Ogni qualvolta un telegramma della torre di Swan arriva in una città, all'Avana, a Porto Principe, a Vera Cruz, a Tampico, a Nuova Orleans, a Saint Louis, a Colón, a Tegugicalpa, a Caracas, a Bridge Town, alla Martinica, alla Guadalupa, alla Trinidad, è immediatamente comunicato al pubblico, trasmesso alle capitanerie ed alle provincie, diramato ai distretti ed alle isole, concretato in misure di precauzione ed in provvedimenti difensivi. Swan, la microscopica Swan con sette abitanti fissi ed un avventizio, era la capitale di tutta una porzione del mondo, incoronata tale dalle forze del cielo e del mare che sono le forze stesse della Divinità onnipotente. Nuova York, l'Avana, Caracas obbedivano agli ordini di Swan. La bionda dattilografa-fidanzata era la regina terribile di cento città. La grande tragedia e la grande farsa dell'esistenza umana si vedevano da Swan in tutto il loro orrore, il loro grottesco e la loro pietà.

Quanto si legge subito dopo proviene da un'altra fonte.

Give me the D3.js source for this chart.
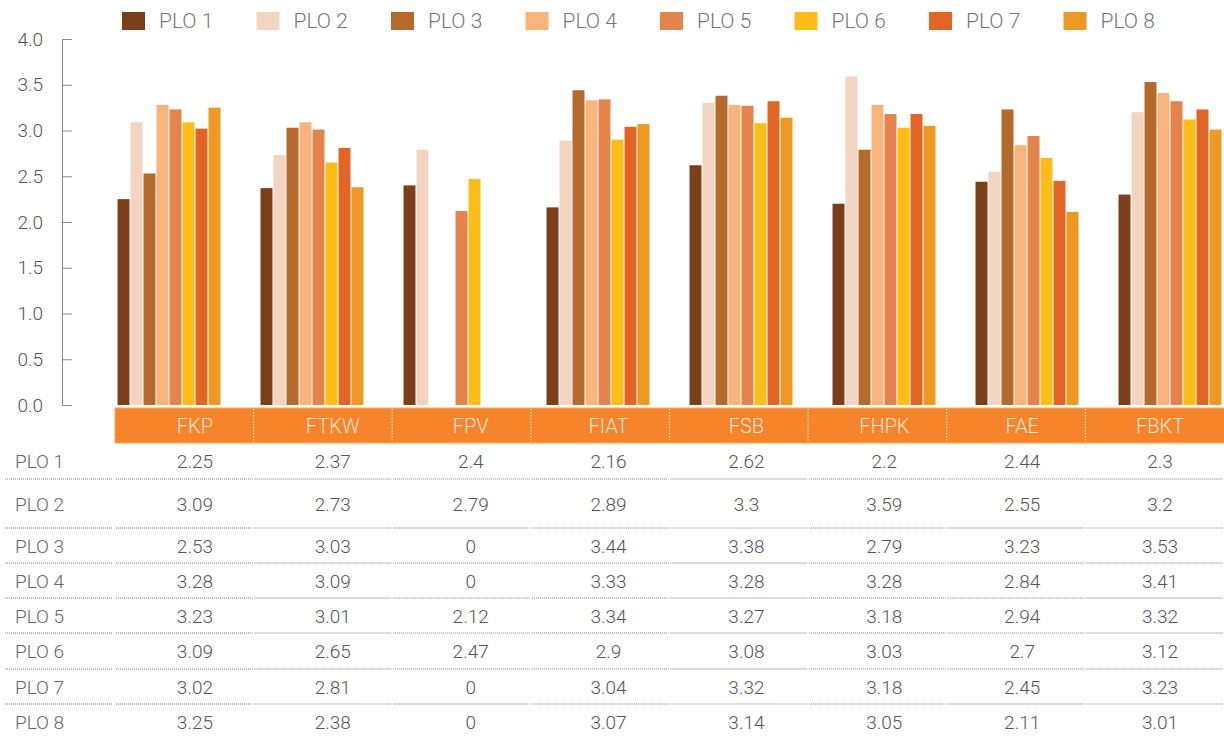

Alle undici della notte – in mezzo ad una bufera d'acqua e di fulmini che pareva il finimondo – la regina dattilografa, ascoltato il parere dei suoi due Consiglieri di Stato che erano i metereologhi di Swan ed il parere di due informatori segreti che radiotelegrafavano dai ponti di comando di due navi attraversanti la zona della tempesta, pronunziò la grave sentenza definitiva contro l'isola di Giamaica e contro Vera Cruz del Messico, condannata la prima ad essere devastata da un ciclone alla velocità di 88 miglia, l'altra ad essere malmenata da un uragano prodotto dallo scontro di una depressione atmosferica contro una elevazione meteorica.

Giusto in quel momento Manuel Suegra y Bustamante entrava nel salone reale con un vassoio di sandwichs ed un bricco di tè.

I venti squassavano la reggia miserabile con furia satanica, quasi volessero punire i sette pigmei d'osare l'impossibile contro le forze degli spazi e degli oceani. Manuel Suegra y Bustamante servì il tè alla regina di Swan la quale mandò due panini gravidi di carne al telegrafista delle aragoste.

A mezza strada il ciclone, tanto per far dispetto all'isola spiona, cambiò bruscamente rotta disdegnando Giamaica e le sue banane per scorazzare a suo capriccio in mare aperto. Basta però il suo alito per distruggere i bananeti della regione occidentale dell'isola. Vera Cruz pagò invece regolarmente il suo tributo alla collera degli elementi.

Swan è sempre al suo posto. È stato tolto lo stato d'assedio. La regina-dattilografa ha ripreso il suo flirt col pescatore delle aragoste. Manuel Suegra y Bustamante ha steso dinanzi al mare i bucati. Domani è atteso il vapore della Flotta Bianca che mi trasporterà ad Haiti.